The Azure Health Bot Service, a cloud platform designed for healthcare organizations to create and deploy AI-powered virtual health assistants, has been found vulnerable to multiple privilege-escalation issues.
Researchers discovered a server-side request forgery (SSRF) vulnerability (CVE-2024-38109) that allowed access to cross-tenant resources within the service, potentially enabling lateral movement to other resources.

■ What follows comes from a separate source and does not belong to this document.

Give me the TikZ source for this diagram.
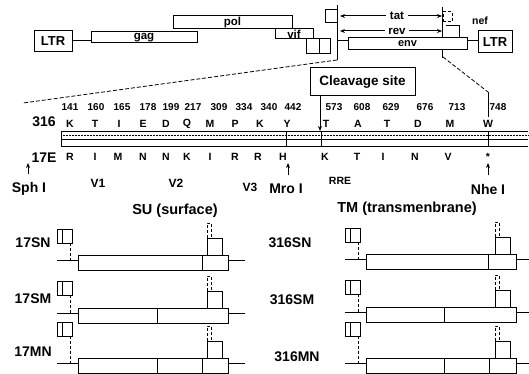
\documentclass[tikz,border=0pt]{standalone}
\usepackage{fontspec}
\setmainfont{Liberation Sans}
\usetikzlibrary{arrows.meta}
\newcommand\fsz[1]{\bfseries\fontsize{#1}{#1}\selectfont}
% #1 name, #2 x offset, #3 bar top, #4 small box top, #5 dividers (local x)
\newcommand\drawconstruct[5]{%
  \begin{scope}[xshift=#2pt]
    \node[box, minimum width=15pt, minimum height=14pt, anchor=north west] (#1L) at (57,#4) {};
    \draw ([xshift=5pt]#1L.north west) -- ([xshift=5pt]#1L.south west);
    \coordinate (#1a) at (57,#3+5);
    \coordinate (#1s) at (70,#3+5);
    \draw[densely dashed] (#1L.south -| #1s) -- (#1s);
    \node[box, minimum width=150pt, minimum height=15pt, anchor=north west] (#1B) at (78,#3) {};
    \draw (#1a) -- (#1a -| #1B.west);
    \draw (#1a -| #1B.east) -- ++(17,0);
    \foreach \d in {#5} \draw (\d,#3) -- (\d,#3+15);
    \node[box, minimum width=15pt, minimum height=17pt, anchor=south west] (#1R) at (207,#3) {};
    \node[box, densely dashed, minimum width=4pt, minimum height=15pt, anchor=south west] (#1T) at (#1R.north west) {};
  \end{scope}}
\begin{document}
\begin{tikzpicture}[x=1pt,y=-1pt,line width=1pt,
  box/.style={draw, fill=white, inner sep=0pt, outer sep=0pt},
  num/.style={font=\fsz{10}, inner sep=0pt},
  aa/.style={font=\fsz{10.5}, inner sep=0pt},
  big/.style={font=\fsz{14}, inner sep=0pt},
  enz/.style={font=\fsz{14}, inner sep=0pt},
  gl/.style={font=\fsz{11.5}, inner sep=0pt},
  tip/.style={-{Stealth[length=5pt,width=4pt]}},
  expl/.style={dash pattern=on 4pt off 2pt, line width=0.8pt}]
\useasboundingbox (0,0) rectangle (529,374);

% ---- genome map ----
\node[box, minimum width=119pt, minimum height=13pt, font=\fsz{11.5}] (pol) at (232.5,22.5) {pol};
\node[box, minimum width=38pt, minimum height=21pt, font=\fsz{13}] (LTRa) at (53,41) {LTR};
\node[box, minimum width=106pt, minimum height=11pt, font=\fsz{11.5}] (gag) at (144,37.5) {gag};
\draw (LTRa.east) -- (LTRa.east -| gag.west);
\node[box, minimum width=38pt, minimum height=10pt, font=\fsz{11.5}] (vif) at (294,34) {vif};
\node[box, minimum width=13pt, minimum height=15pt, anchor=north west] (vpr) at (306,39) {};
\node[box, minimum width=11pt, minimum height=15pt, anchor=north west] (vpx) at (vpr.north east) {};
\node[box, minimum width=12pt, minimum height=13pt, anchor=north west] (tata) at (325,10) {};
\coordinate (vt) at (337,5); \coordinate (vb) at (337,60);
\draw (vt) -- (vb);
\coordinate (rt) at (442,7); \coordinate (rb) at (442,58);
\draw (rt) -- (rb);
\node[gl, fill=white, inner xsep=3pt] (tat) at (397,16) {tat};
\coordinate (tatL) at (340,16); \coordinate (tatR) at (442,16);
\draw[tip] (tat.west) -- (tatL);
\draw[tip] (tat.east) -- (tatR);
\node[gl, fill=white, inner xsep=3pt] (rev) at (397,31) {rev};
\coordinate (revL) at (340,31); \coordinate (revR) at (442,31);
\draw[tip] (rev.west) -- (revL);
\draw[tip] (rev.east) -- (revR);
\node[box, densely dashed, minimum width=9pt, minimum height=10pt, anchor=north west] (tatb) at (443,12) {};
\coordinate (ra) at (446,26); \coordinate (rbb) at (459,26); \coordinate (rc) at (459,38);
\draw (ra) -- (rbb) -- (rc);
\node[gl, font=\fsz{10.5}] (nef) at (480,21) {nef};
\node[box, minimum width=119pt, minimum height=12pt, font=\fsz{11}] (env) at (407.5,44) {env};
\node[box, minimum width=34pt, minimum height=22pt, font=\fsz{13}] (LTRb) at (495,42) {LTR};
\coordinate (g1) at (337,41);
\draw (g1) -- (g1 -| env.west);
\draw (env.east |- g1) -- (g1 -| LTRb.west);

% ---- expansion lines ----
\coordinate (eL) at (23,103);
\draw[expl] (vb) -- (eL);
\coordinate (eR1) at (443,57); \coordinate (eR2) at (488,92); \coordinate (eR3) at (488,117);
\draw[expl] (eR1) -- (eR2);
\draw (eR2) -- (eR3);

% ---- cleavage ----
\node[box, minimum width=105pt, minimum height=28pt, font=\fsz{13.5}] (cleave) at (362.5,82) {Cleavage site};
\coordinate (ct) at (320,131);
\draw[tip] (cleave.south -| ct) -- (ct);

% ---- numbers and residues ----
\foreach \x/\t [count=\i] in {70/141,96/160,122/165,148/178,171/199,193/217,219/309,244/334,269/340,293/442,334/573,362/608,391/629,425/676,457/713,498/748}
  \node[num] (n\i) at (\x,107) {\t};
\foreach \x/\t [count=\i] in {70/K,95/T,119/I,143/E,166/D,187/Q,210/M,235/P,260/K,287/Y,326/T,358/A,387/T,418/D,450/M,488/W}
  \node[aa] (a\i) at (\x,124) {\t};
\foreach \x/\t [count=\i] in {70/R,95/I,118/M,143/N,166/N,187/K,210/I,235/R,258/R,283/H,325/K,357/T,383/I,415/N,448/V,488/*}
  \node[aa] (b\i) at (\x,157) {\t};
\node[big] (l316) at (44,122) {316};
\node[big] (l17E) at (44,158) {17E};

% ---- env bar ----
\node[minimum width=467pt, minimum height=15pt, inner sep=0pt, outer sep=0pt, anchor=north west] (bar) at (61,132) {};
\draw (bar.north east) -- (bar.north west) -- (bar.south west) -- (bar.south east);
\draw (bar.west) -- (bar.east);
\draw[densely dotted, line width=0.5pt] ([yshift=4pt]bar.west) -- ([yshift=4pt]bar.east);
\foreach \x in {286,321,488} \draw (\x,132) -- (\x,147);

% ---- sites ----
\coordinate (sphT) at (28,174); \coordinate (sphH) at (28,163);
\draw[tip] (sphT) -- (sphH);
\node[enz] (sph) at (29,189) {Sph I};
\coordinate (mroT) at (288,175); \coordinate (mroH) at (288,163);
\draw[tip] (mroT) -- (mroH);
\node[enz] (mro) at (286,189) {Mro I};
\coordinate (nheT) at (488,175); \coordinate (nheH) at (488,163);
\draw[tip] (nheT) -- (nheH);
\node[enz] (nhe) at (488,189) {Nhe I};
\node[font=\fsz{12}] (v1) at (98,183) {V1};
\node[font=\fsz{12}] (v2) at (176,183) {V2};
\node[font=\fsz{12}] (v3) at (250,187) {V3};
\node[font=\fsz{10.5}] (rre) at (340,181) {RRE};

% ---- titles ----
\node[font=\fsz{14.5}] (su) at (175,211) {SU (surface)};
\node[font=\fsz{14.5}] (tm) at (407,209) {TM (transmenbrane)};

% ---- constructs ----
\drawconstruct{c1}{0}{255}{229}{202}
\drawconstruct{c2}{0}{308}{281}{157}
\drawconstruct{c3}{0}{358}{322}{157,202}
\drawconstruct{c4}{288}{254}{228}{200}
\drawconstruct{c5}{288}{307}{280}{156}
\drawconstruct{c6}{288}{358}{322}{156,201}
\node[big] (k1) at (33,243) {17SN};
\node[big] (k2) at (33,299) {17SM};
\node[big] (k3) at (33,352) {17MN};
\node[big] (k4) at (290,243) {316SN};
\node[big] (k5) at (292,300) {316SM};
\node[big] (k6) at (297,357) {316MN};
\end{tikzpicture}
\end{document}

Privilege Escalation Flaw in Azure Health Bot Service
The Azure Health Bot Service enables healthcare providers to create patient-facing chatbots that interact with external data sources, such as patient information portals or medical reference databases. Tenable researchers discovered that the “Data Connections” feature, designed to allow bots to interact with external data sources, could be exploited through a server-side request forgery (SSRF) attack.
Source: https://www.tenable.com/blog/By exploiting the Data Connections and third-party request APIs, the researchers performed various test connections and discovered that common endpoints, like Azure‘s Internal Metadata Service (IMDS), were initially inaccessible.
However, by configuring a data connection to an external host under their control and exploiting redirect responses (301/302 status codes), the researchers were able to bypass server-side mitigations and gain access to Azure’s Internal Metadata Service (IMDS).
With a valid metadata response, researchers obtained an access token for management.azure.com and subsequently listed the subscriptions they had access to via an API call. This led to a list of hundreds of resources belonging to other customers, indicating cross-tenant information.
Responsible Disclosure and Microsoft Follow-up
After reporting the initial findings to Microsoft’s Security Response Center (MSRC), the researchers confirmed that the issue had been resolved.
Microsoft’s MSRC acknowledged the report as well as the researcher findings and began investigating the issue on June 17, 2024. Within a week, fixes were rolled out to all regions, and by July 2, MSRC confirmed that all affected environments had been patched. According to Microsoft’s security update guide for the CVE-2024-38109 flaw, “The vulnerability documented by this CVE requires no customer action to resolve.”
The researchers retested the original proof-of-concepts and found that the fix simply rejected redirect status codes for data connection endpoints, eliminating the attack vector.
However, a second vulnerability had been discovered in the validation mechanism for FHIR (Fast Healthcare Interoperability Resources) endpoints during testing. While this issue had a limited impact, researchers immediately halted their investigation and reported the finding to Microsoft, opting to respect MSRC’s guidance regarding accessing cross-tenant resources. Fixes for this issue were available by July 12.
The researchers clarified that the vulnerabilities they had discovered involved weaknesses in the underlying architecture of the AI chatbot service rather than the AI models themselves.